Saturday, November 19, 2005


SIGHT & SOUND
Sorry, not my favourites
Amita Malik

Amita MalikI am often asked if there are any programmes which I refuse to see. There is not a single one because as a columnist it is my duty to watch every programme, whether I like it or not. But certainly there are programmes which I do not enjoy and at times which put me off so much that I squirm and feel like switching off abruptly. And I do. The first are all the programmes in English and Hindi which are the equivalent of Page 3 in certain newspapers. The main difference is that agents are alleged to collect Rs 5,000 to one lakh for getting your photo and two or three lines, mostly about the clothes you wear. These programmes are contrived and they only promote
snobbery and social climbing at their worst.

The role model anchor seems to be Anisa Baig of NDTV’s Night Out who ever has a look-alike on the same channel. I thought it was Anisa until a moment of doubt made me ring up to check. It seems she was Sangeeta Kumar. Others on English and Hindi channels follow the suit in their style of anchoring. Their heads have to keep tilting from one side to another and can never keep still. If they stop for a minute, the camera tilts to keep up the momentum. Then the smile must be wide and fixed and the interviewing of stars and social climbers at a fast pace and in the yaar-dost style. It is so contrived and artificial, so much a name-dropping spree that one feels alternately outraged and depressed. Presumably, only the socialites and their friends and relatives look forward to these TV Page 3s while some of us regret the time and money wasted and the mistiming. In one such programme, the idle chatter went on while some captions below said: “350 killed in train accident”.

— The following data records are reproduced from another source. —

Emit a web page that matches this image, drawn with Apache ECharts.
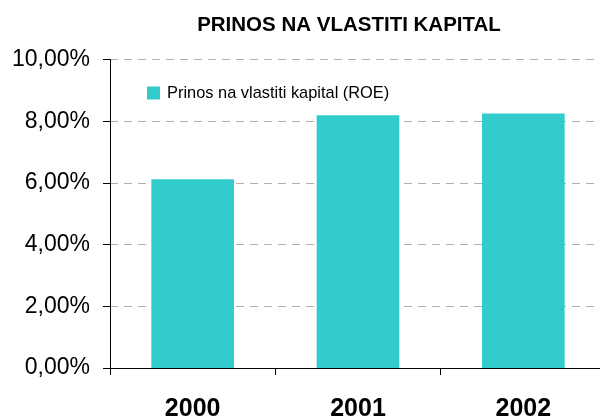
<!DOCTYPE html>
<html>
<head>
<meta charset="utf-8">
<script src="https://cdn.jsdelivr.net/npm/echarts@6/dist/echarts.min.js"></script>
<style>
html,body{margin:0;padding:0;background:#fff;}
#chart{width:600px;height:416px;}
</style>
</head>
<body>
<div id="chart"></div>
<script>
const titleText = 'PRINOS NA VLASTITI KAPITAL';
const seriesName = 'Prinos na vlastiti kapital (ROE)';
const categories = ['2000', '2001', '2002'];
const roeValues = [6.12, 8.19, 8.25];
const yTicks = [0, 2, 4, 6, 8, 10];

const chart = echarts.init(document.getElementById('chart'), null, {renderer: 'canvas'});
const fmt = v => v.toFixed(2).replace('.', ',') + '%';

chart.setOption({
  animation: false,
  backgroundColor: '#ffffff',
  title: {
    text: titleText,
    left: 349,
    textAlign: 'center',
    top: 15,
    padding: 0,
    textStyle: {
      fontFamily: "'Liberation Sans', Arial, sans-serif",
      fontWeight: 'bold',
      fontSize: 20.5,
      color: '#000'
    }
  },
  legend: {
    data: [seriesName],
    left: 147,
    top: 83,
    padding: 0,
    itemWidth: 13,
    itemHeight: 13,
    icon: 'rect',
    textStyle: {
      fontFamily: "'Liberation Sans', Arial, sans-serif",
      fontSize: 16.4,
      lineHeight: 20,
      color: '#000',
      padding: [0, 0, 0, 2]
    }
  },
  grid: {
    left: 110,
    right: -6,
    top: 59.5,
    bottom: 48,
    containLabel: false,
    outerBoundsMode: 'none'
  },
  xAxis: {
    type: 'category',
    data: categories,
    axisLine: {show: true, lineStyle: {color: '#000', width: 1}},
    axisTick: {show: true, length: 7, alignWithLabel: false, lineStyle: {color: '#000'}},
    axisLabel: {
      margin: 29,
      fontFamily: "'Liberation Sans', Arial, sans-serif",
      fontWeight: 'bold',
      fontSize: 25,
      color: '#000'
    },
    splitLine: {show: false}
  },
  yAxis: {
    type: 'value',
    min: yTicks[0],
    max: yTicks[yTicks.length - 1],
    interval: yTicks[1] - yTicks[0],
    axisLine: {show: true, lineStyle: {color: '#000', width: 1}},
    axisTick: {show: true, length: 7, inside: false, lineStyle: {color: '#000'}},
    axisLabel: {
      margin: 20,
      fontFamily: "'Liberation Sans', Arial, sans-serif",
      fontSize: 23,
      color: '#000',
      formatter: fmt
    },
    splitLine: {show: true, lineStyle: {color: '#b0b0b0', type: [8, 6], width: 1}}
  },
  series: [{
    name: seriesName,
    type: 'bar',
    data: roeValues,
    barWidth: '50%',
    itemStyle: {color: '#33CCCC'}
  }]
});
</script>
</body>
</html>
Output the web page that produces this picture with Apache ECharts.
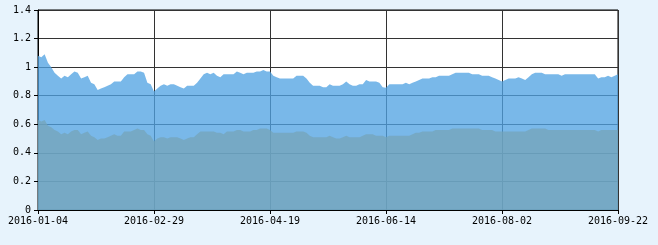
<!DOCTYPE html>
<html>
<head>
<meta charset="utf-8">
<script src="https://cdn.jsdelivr.net/npm/echarts@6/dist/echarts.min.js"></script>
<style>
html,body{margin:0;padding:0;background:#e7f3fc;}
#chart{width:658px;height:245px;}
</style>
</head>
<body>
<div id="chart"></div>
<script>
var categories = [
'2016-01-04','2016-01-05','2016-01-06','2016-01-07','2016-01-08','2016-01-11','2016-01-12','2016-01-13','2016-01-14','2016-01-15',
'2016-01-18','2016-01-19','2016-01-20','2016-01-21','2016-01-22','2016-01-25','2016-01-26','2016-01-27','2016-01-28','2016-01-29',
'2016-02-01','2016-02-02','2016-02-03','2016-02-04','2016-02-05','2016-02-15','2016-02-16','2016-02-17','2016-02-18','2016-02-19',
'2016-02-22','2016-02-23','2016-02-24','2016-02-25','2016-02-26','2016-02-29','2016-03-01','2016-03-02','2016-03-03','2016-03-04',
'2016-03-07','2016-03-08','2016-03-09','2016-03-10','2016-03-11','2016-03-14','2016-03-15','2016-03-16','2016-03-17','2016-03-18',
'2016-03-21','2016-03-22','2016-03-23','2016-03-24','2016-03-25','2016-03-28','2016-03-29','2016-03-30','2016-03-31','2016-04-01',
'2016-04-05','2016-04-06','2016-04-07','2016-04-08','2016-04-11','2016-04-12','2016-04-13','2016-04-14','2016-04-15','2016-04-18',
'2016-04-19','2016-04-20','2016-04-21','2016-04-22','2016-04-25','2016-04-26','2016-04-27','2016-04-28','2016-04-29','2016-05-04',
'2016-05-05','2016-05-06','2016-05-09','2016-05-10','2016-05-11','2016-05-12','2016-05-13','2016-05-16','2016-05-17','2016-05-18',
'2016-05-19','2016-05-20','2016-05-23','2016-05-24','2016-05-25','2016-05-26','2016-05-27','2016-05-30','2016-05-31','2016-06-01',
'2016-06-02','2016-06-03','2016-06-06','2016-06-07','2016-06-13','2016-06-14','2016-06-15','2016-06-16','2016-06-17','2016-06-20',
'2016-06-21','2016-06-22','2016-06-23','2016-06-24','2016-06-27','2016-06-28','2016-06-29','2016-06-30','2016-07-01','2016-07-04',
'2016-07-05','2016-07-06','2016-07-07','2016-07-08','2016-07-11','2016-07-12','2016-07-13','2016-07-14','2016-07-15','2016-07-18',
'2016-07-19','2016-07-20','2016-07-21','2016-07-22','2016-07-25','2016-07-26','2016-07-27','2016-07-28','2016-07-29','2016-08-01',
'2016-08-02','2016-08-03','2016-08-04','2016-08-05','2016-08-08','2016-08-09','2016-08-10','2016-08-11','2016-08-12','2016-08-15',
'2016-08-16','2016-08-17','2016-08-18','2016-08-19','2016-08-22','2016-08-23','2016-08-24','2016-08-25','2016-08-26','2016-08-29',
'2016-08-30','2016-08-31','2016-09-01','2016-09-02','2016-09-05','2016-09-06','2016-09-07','2016-09-08','2016-09-09','2016-09-12',
'2016-09-13','2016-09-14','2016-09-19','2016-09-20','2016-09-21','2016-09-22'
];

var upperSeries = [
1.08,1.07,1.09,1.03,1.00,0.96,0.94,0.92,0.94,0.93,
0.95,0.97,0.96,0.92,0.93,0.94,0.89,0.88,0.84,0.85,
0.86,0.87,0.88,0.90,0.90,0.90,0.93,0.95,0.95,0.95,
0.97,0.97,0.96,0.89,0.88,0.83,0.85,0.87,0.88,0.87,
0.88,0.88,0.87,0.86,0.85,0.87,0.87,0.87,0.89,0.92,
0.95,0.96,0.95,0.96,0.94,0.93,0.95,0.95,0.95,0.95,
0.97,0.96,0.95,0.96,0.96,0.96,0.97,0.97,0.98,0.97,
0.97,0.94,0.93,0.92,0.92,0.92,0.92,0.92,0.94,0.94,
0.94,0.92,0.89,0.87,0.87,0.87,0.86,0.86,0.88,0.87,
0.87,0.87,0.88,0.90,0.88,0.87,0.87,0.88,0.88,0.91,
0.90,0.90,0.90,0.89,0.86,0.855,0.88,0.88,0.88,0.88,
0.88,0.89,0.88,0.89,0.90,0.91,0.92,0.92,0.92,0.93,
0.93,0.94,0.94,0.94,0.94,0.95,0.96,0.96,0.96,0.96,
0.96,0.95,0.95,0.95,0.94,0.94,0.94,0.93,0.92,0.91,
0.90,0.91,0.92,0.92,0.92,0.93,0.92,0.91,0.93,0.95,
0.96,0.96,0.96,0.95,0.95,0.95,0.95,0.95,0.94,0.95,
0.95,0.95,0.95,0.95,0.95,0.95,0.95,0.95,0.95,0.92,
0.93,0.93,0.94,0.93,0.94,0.95
];

var lowerSeries = [
0.63,0.62,0.63,0.59,0.58,0.56,0.55,0.53,0.54,0.53,
0.55,0.56,0.56,0.53,0.54,0.55,0.52,0.51,0.49,0.50,
0.50,0.51,0.52,0.53,0.52,0.52,0.55,0.55,0.55,0.56,
0.57,0.56,0.56,0.53,0.52,0.48,0.50,0.51,0.51,0.50,
0.51,0.51,0.51,0.50,0.49,0.50,0.51,0.51,0.53,0.55,
0.55,0.55,0.55,0.55,0.54,0.54,0.53,0.55,0.55,0.55,
0.56,0.56,0.55,0.55,0.55,0.56,0.56,0.57,0.57,0.57,
0.56,0.54,0.54,0.54,0.54,0.54,0.54,0.54,0.55,0.55,
0.55,0.54,0.52,0.51,0.51,0.51,0.51,0.51,0.52,0.51,
0.50,0.50,0.51,0.52,0.51,0.51,0.51,0.51,0.52,0.53,
0.53,0.53,0.52,0.52,0.52,0.51,0.52,0.52,0.52,0.52,
0.52,0.52,0.52,0.53,0.54,0.54,0.55,0.55,0.55,0.55,
0.56,0.56,0.56,0.56,0.56,0.57,0.57,0.57,0.57,0.57,
0.57,0.57,0.57,0.57,0.56,0.56,0.56,0.56,0.55,0.55,
0.55,0.55,0.55,0.55,0.55,0.55,0.55,0.55,0.56,0.57,
0.57,0.57,0.57,0.57,0.56,0.56,0.56,0.56,0.56,0.56,
0.56,0.56,0.56,0.56,0.56,0.56,0.56,0.56,0.56,0.55,
0.56,0.56,0.56,0.56,0.56,0.56
];

var yTicks = { min: 0, max: 1.4, step: 0.2 };

var chart = echarts.init(document.getElementById('chart'), null, { renderer: 'canvas' });
var font = 'DejaVu Sans Mono';
chart.setOption({
  animation: false,
  backgroundColor: '#e7f3fc',
  grid: {
    left: 38, right: 40, top: 10, bottom: 35,
    show: true, backgroundColor: '#ffffff', borderColor: '#000000', borderWidth: 1
  },
  xAxis: {
    type: 'category',
    data: categories,
    boundaryGap: false,
    axisLine: { show: true, lineStyle: { color: '#000', width: 1 } },
    axisTick: { show: true, interval: 34, length: 4, lineStyle: { color: '#000' } },
    axisLabel: { interval: 34, margin: 6, color: '#000', fontFamily: font, fontSize: 10 },
    splitLine: { show: true, interval: 34, lineStyle: { color: '#333', width: 1 } }
  },
  yAxis: {
    type: 'value',
    min: yTicks.min, max: yTicks.max, interval: yTicks.step,
    axisLine: { show: true, lineStyle: { color: '#000', width: 1 } },
    axisTick: { show: true, length: 4, lineStyle: { color: '#000' } },
    axisLabel: { margin: 7, color: '#000', fontFamily: font, fontSize: 10 },
    splitLine: { show: true, lineStyle: { color: '#333', width: 1 } }
  },
  series: [
    {
      type: 'line', data: upperSeries, symbol: 'none', showSymbol: false,
      lineStyle: { width: 0 },
      areaStyle: { color: 'rgb(81,162,227)', opacity: 0.77 }
    },
    {
      type: 'line', data: lowerSeries, symbol: 'none', showSymbol: false,
      lineStyle: { width: 0 },
      areaStyle: { color: 'rgb(116,164,183)', opacity: 0.72 }
    }
  ]
});
</script>
</body>
</html>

The other programmes I detect are the dangerous daily programmes on crime in the city. They are presented by anchors who sometimes look and act like villains and make their presentation so melodramatic that these programmes look more like an incentive to crime than deterrent. These programmes enjoy a higher viewership and attract more ads than socially purposeful and positive ones, which is an alarming prospect.

And yet, except for Doordarshan, no channels seem to devolve equally long programmes to nation-building, development, farming, industry and other socially much more important programmes. NDTV’s India Matters, some investigative in-depth programmes on Zee and Star channels sometimes make an effort to get away from the “Exclusives” and “Breaking News” to genuine research and instructive remedies. That is about all and worth a thousand programmes on crime.

If you ask me which is the most politically significant contemporary programme on television, it is NDTV’s political satire Gustafi Maaf in Hindi and Double Take in English. It is done very professionally with puppets. NDTV sent its team to Paris to learn how to manipulate and voice them, because the French have about the best TV marionettes in the world. Indians are not very good at laughing at themselves, particularly politicians who tend to be very touchy as they consider themselves above criticism.

It is to the credit of our politicians that everyone: from our Prime Minister to personalities like Uma Bharti, Sonia Gandhi, Atal Bihari Vajpayee, L. K. Advani, Lalu Prasad Yadav, the lot, have never lifted a finger against the programme, which follows their day-to-day antics with precision.

Because the programme never takes political sides, is never inaccurate on facts and does everything with tremendous humour and no malice, political satire of the most sophisticated kind has at last arrived in India. And more strength to it.